Co-immunoprecipitation (Co-IP) is a simple yet effective method to identify novel proteins that associate with a target protein or to help identify complex interactions between known proteins. Results of Co-IP are highly reproducible, and the assay is relatively inexpensive.

In a typical experimental setup, lysates are first prepared from cells or tissue samples that express, either endogenously or exogenously, the protein of interest. Cells are then lysed using a proper lysis buffer, commonly a non-ionic detergent. This lysis step ensures that protein-protein interactions remain intact, by subsequently interrupting lipid-protein or other non-target interactions. The proteins of interest are then captured by incubating the cell lysate with specific antibodies. The resulting immuno-complexes, composed of antibody, the protein of interest (antigen), and antigen-associated proteins, can be precipitated using a beaded resin that is conjugated with an IgG-binding Protein A or G.

Like in IP, the sample then undergoes a series of washes, followed by purification and elution. Tightly bound proteins can also be eluted by boiling the precipitated resins in denaturing Laemmli buffer or by incubating the sample with large amounts of peptides containing the epitope of the antibody. Eluted proteins can be analyzed through similar methods used for IP.

Note: Though the experimental techniques appear similar, the distinction between the two methods lies in that in IP, an antibody is used to purify solely the antigen from a mixture, however in Co-IP an antibody is used to purify its target antigen, along with its binding partners, from a mixed, complex sample.

Experimental conditions must be optimized for each assay, where the lysis buffer and IP antibody are the two most important aspects for a successful experiment. Antibodies must specifically recognize the antigens without interfering with binding partners, which has historically limited the application of co-IP in the detection of complexes between many endogenously expressed proteins.

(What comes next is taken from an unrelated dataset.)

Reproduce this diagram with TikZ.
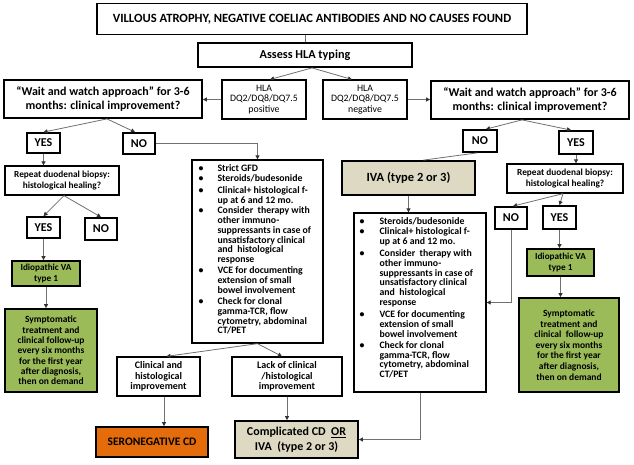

To overcome this hurdle, the protein of interest and associated proteins are frequently fused with a small peptide sequence, known as an epitope tag (e.g., flag, myc, HA, his, V5) or a fluorescence protein (e.g., GFP, DsRed). Antibodies for these tags that are compatible with IP as well as Co-IP, have been well developed, and are commercially available. As Co-IP purifies and enriches a target protein, it has commonly been combined with secondary studies that target protein-protein interactions, quantification of a protein and its associated proteins, assessing the enzymatic activity of proteins, studying the rate of synthesis or degradation, or determining the molecular weight of a polypeptide.